## Collected data

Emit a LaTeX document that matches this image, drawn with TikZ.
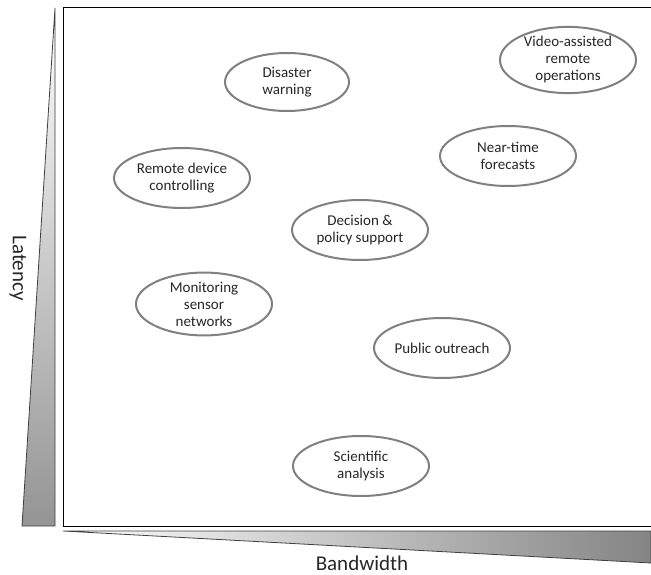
\documentclass[tikz,border=0pt]{standalone}
\usepackage{fontspec}
\setmainfont{Carlito}
\usetikzlibrary{shapes.geometric}
\tikzset{
	app/.style = {ellipse, draw = black!50, line width = 2pt, inner sep = 0pt,
		minimum width = 136pt, minimum height = 60pt, align = center, text = black!85,
		font = \fontsize{15}{17}\selectfont},
	axislabel/.style = {text = black!85, inner sep = 0pt, font = \fontsize{21}{24}\selectfont}
}
\begin{document}
\begin{tikzpicture}[x = 1pt, y = -1pt]
	\useasboundingbox (0, 0) rectangle (651, 575);
	% gray wedges
	\shade[top color = white, bottom color = black!42] (55, 8) -- (55, 526) -- (22, 526) -- cycle;
	\draw[black!75, line width = 0.8pt] (55, 8) -- (55, 526) -- (22, 526) -- cycle;
	\shade[left color = white, right color = black!48] (63, 531) -- (651, 531) -- (651, 563) -- cycle;
	\draw[black!75, line width = 0.8pt] (63, 531) -- (651, 531) -- (651, 563) -- cycle;
	% frame
	\draw[line width = 1pt] (652, 8) -- (63, 8) -- (63, 526) -- (652, 526);
	% axis labels
	\node[axislabel, rotate = -90] (latency) at (18, 268) {Latency};
	\node[axislabel] (bandwidth) at (362, 563) {Bandwidth};
	% the applications
	\node[app, minimum width = 124pt, minimum height = 58pt] (disaster) at (287, 82) {Disaster\\warning};
	\node[app] (video)      at (568, 60)  {Video-assisted\\remote\\operations};
	\node[app] (remote)     at (182, 178) {Remote device\\controlling};
	\node[app] (neartime)   at (508, 156) {Near-time\\forecasts};
	\node[app] (decision)   at (360, 230) {Decision \&\\policy support};
	\node[app] (monitoring) at (204, 304) {Monitoring\\sensor\\networks};
	\node[app] (outreach)   at (442, 348) {Public outreach};
	\node[app] (science)    at (361, 466) {Scientific\\analysis};
\end{tikzpicture}
\end{document}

## Written instruction
Repeat the data in full and exactly. Omit pictures.

## Output below
Emit a LaTeX document that matches this image, drawn with TikZ.
\documentclass[tikz,border=0pt]{standalone}
\usepackage{fontspec}
\setmainfont{Carlito}
\usetikzlibrary{shapes.geometric}
\tikzset{
	app/.style = {ellipse, draw = black!50, line width = 2pt, inner sep = 0pt,
		minimum width = 136pt, minimum height = 60pt, align = center, text = black!85,
		font = \fontsize{15}{17}\selectfont},
	axislabel/.style = {text = black!85, inner sep = 0pt, font = \fontsize{21}{24}\selectfont}
}
\begin{document}
\begin{tikzpicture}[x = 1pt, y = -1pt]
	\useasboundingbox (0, 0) rectangle (651, 575);
	% gray wedges
	\shade[top color = white, bottom color = black!42] (55, 8) -- (55, 526) -- (22, 526) -- cycle;
	\draw[black!75, line width = 0.8pt] (55, 8) -- (55, 526) -- (22, 526) -- cycle;
	\shade[left color = white, right color = black!48] (63, 531) -- (651, 531) -- (651, 563) -- cycle;
	\draw[black!75, line width = 0.8pt] (63, 531) -- (651, 531) -- (651, 563) -- cycle;
	% frame
	\draw[line width = 1pt] (652, 8) -- (63, 8) -- (63, 526) -- (652, 526);
	% axis labels
	\node[axislabel, rotate = -90] (latency) at (18, 268) {Latency};
	\node[axislabel] (bandwidth) at (362, 563) {Bandwidth};
	% the applications
	\node[app, minimum width = 124pt, minimum height = 58pt] (disaster) at (287, 82) {Disaster\\warning};
	\node[app] (video)      at (568, 60)  {Video-assisted\\remote\\operations};
	\node[app] (remote)     at (182, 178) {Remote device\\controlling};
	\node[app] (neartime)   at (508, 156) {Near-time\\forecasts};
	\node[app] (decision)   at (360, 230) {Decision \&\\policy support};
	\node[app] (monitoring) at (204, 304) {Monitoring\\sensor\\networks};
	\node[app] (outreach)   at (442, 348) {Public outreach};
	\node[app] (science)    at (361, 466) {Scientific\\analysis};
\end{tikzpicture}
\end{document}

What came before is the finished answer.